+++ Dataset entries
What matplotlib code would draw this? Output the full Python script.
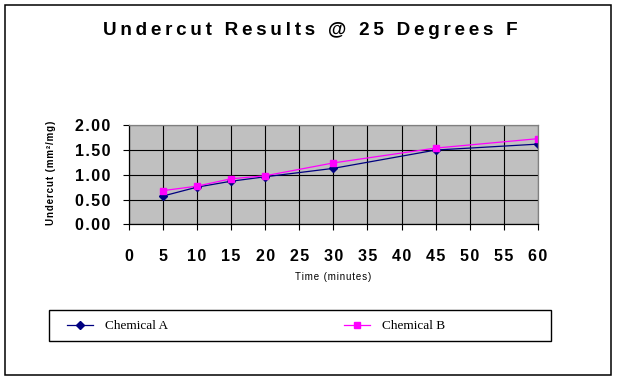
++++++
+++ Dataset entries
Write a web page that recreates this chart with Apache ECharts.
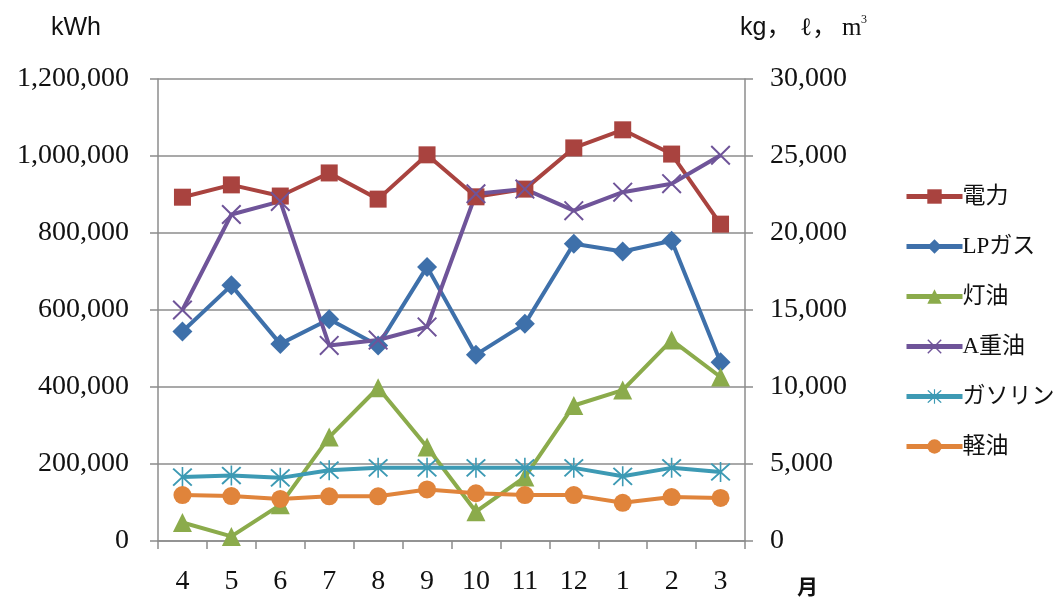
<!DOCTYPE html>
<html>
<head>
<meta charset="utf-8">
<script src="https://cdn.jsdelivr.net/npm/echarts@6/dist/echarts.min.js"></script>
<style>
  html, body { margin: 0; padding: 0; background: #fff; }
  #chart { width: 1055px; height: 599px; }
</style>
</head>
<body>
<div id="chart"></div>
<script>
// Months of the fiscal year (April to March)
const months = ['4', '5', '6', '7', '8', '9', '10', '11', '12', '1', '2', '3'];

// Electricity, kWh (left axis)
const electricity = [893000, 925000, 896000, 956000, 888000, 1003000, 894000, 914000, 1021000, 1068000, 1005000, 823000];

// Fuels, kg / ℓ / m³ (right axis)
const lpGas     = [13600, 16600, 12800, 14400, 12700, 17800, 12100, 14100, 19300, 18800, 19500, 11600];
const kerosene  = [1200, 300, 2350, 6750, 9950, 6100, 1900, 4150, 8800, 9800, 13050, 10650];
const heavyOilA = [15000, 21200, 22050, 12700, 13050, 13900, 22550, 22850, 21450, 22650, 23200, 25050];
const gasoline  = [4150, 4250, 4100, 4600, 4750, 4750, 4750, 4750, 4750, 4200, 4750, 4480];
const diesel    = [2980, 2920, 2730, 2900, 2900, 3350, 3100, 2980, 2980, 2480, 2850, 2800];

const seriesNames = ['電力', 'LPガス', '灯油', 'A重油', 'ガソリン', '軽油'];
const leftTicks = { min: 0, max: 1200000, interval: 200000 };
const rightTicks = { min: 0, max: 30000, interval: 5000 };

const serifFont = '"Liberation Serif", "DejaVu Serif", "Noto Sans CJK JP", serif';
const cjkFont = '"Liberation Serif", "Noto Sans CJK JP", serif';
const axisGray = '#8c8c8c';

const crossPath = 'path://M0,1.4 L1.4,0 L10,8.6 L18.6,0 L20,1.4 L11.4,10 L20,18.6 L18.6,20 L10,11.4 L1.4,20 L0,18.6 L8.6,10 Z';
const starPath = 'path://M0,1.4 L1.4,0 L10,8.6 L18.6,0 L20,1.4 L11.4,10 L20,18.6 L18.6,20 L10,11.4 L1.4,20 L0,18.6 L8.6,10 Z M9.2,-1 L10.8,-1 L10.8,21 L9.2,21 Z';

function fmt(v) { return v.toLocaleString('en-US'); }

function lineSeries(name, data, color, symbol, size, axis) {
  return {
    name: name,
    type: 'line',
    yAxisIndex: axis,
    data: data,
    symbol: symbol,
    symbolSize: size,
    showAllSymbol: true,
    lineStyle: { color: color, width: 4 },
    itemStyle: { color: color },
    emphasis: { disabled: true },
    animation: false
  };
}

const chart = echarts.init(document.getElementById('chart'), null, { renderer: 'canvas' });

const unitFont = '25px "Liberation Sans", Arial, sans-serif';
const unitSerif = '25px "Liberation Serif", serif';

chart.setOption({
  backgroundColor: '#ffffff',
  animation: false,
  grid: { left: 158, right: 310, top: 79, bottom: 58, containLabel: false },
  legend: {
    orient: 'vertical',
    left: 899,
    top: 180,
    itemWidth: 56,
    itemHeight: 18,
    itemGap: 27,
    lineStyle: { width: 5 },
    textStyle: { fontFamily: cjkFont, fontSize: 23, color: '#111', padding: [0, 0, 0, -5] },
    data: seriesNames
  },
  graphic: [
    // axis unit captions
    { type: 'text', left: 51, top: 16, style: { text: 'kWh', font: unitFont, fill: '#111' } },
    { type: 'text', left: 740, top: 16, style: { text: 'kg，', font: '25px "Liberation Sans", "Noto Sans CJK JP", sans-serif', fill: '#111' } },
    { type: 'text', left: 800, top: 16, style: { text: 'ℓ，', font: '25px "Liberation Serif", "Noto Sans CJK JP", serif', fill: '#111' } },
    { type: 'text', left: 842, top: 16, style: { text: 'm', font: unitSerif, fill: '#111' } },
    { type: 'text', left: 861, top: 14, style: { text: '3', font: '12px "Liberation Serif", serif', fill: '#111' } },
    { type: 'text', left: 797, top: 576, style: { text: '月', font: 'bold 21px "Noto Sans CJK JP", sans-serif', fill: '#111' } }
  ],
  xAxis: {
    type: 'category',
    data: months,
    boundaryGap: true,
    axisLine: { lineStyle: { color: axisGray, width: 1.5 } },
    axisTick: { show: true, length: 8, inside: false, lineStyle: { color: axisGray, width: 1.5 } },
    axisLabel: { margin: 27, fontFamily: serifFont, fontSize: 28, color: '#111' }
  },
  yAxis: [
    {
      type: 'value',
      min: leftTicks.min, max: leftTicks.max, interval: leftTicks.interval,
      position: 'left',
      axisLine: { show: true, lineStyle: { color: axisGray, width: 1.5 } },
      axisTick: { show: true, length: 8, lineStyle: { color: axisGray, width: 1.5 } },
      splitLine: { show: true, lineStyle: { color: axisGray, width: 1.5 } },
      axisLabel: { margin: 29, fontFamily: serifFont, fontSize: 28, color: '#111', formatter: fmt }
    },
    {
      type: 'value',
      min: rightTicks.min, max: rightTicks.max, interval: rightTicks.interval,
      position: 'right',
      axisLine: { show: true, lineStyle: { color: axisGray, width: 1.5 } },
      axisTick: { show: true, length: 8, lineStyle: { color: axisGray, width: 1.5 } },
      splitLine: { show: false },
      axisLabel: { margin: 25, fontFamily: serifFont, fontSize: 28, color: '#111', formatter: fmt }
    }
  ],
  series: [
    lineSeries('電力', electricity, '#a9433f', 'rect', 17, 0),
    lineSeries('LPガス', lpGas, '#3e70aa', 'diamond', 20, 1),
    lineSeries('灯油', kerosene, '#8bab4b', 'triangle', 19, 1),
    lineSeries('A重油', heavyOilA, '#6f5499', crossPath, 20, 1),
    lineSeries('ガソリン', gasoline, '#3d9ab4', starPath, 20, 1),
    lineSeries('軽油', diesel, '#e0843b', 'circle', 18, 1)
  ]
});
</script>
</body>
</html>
++++++
Work to do: Check each line of the data above for the word "this" and say how many lines have it. Give the number alone.

Result: 2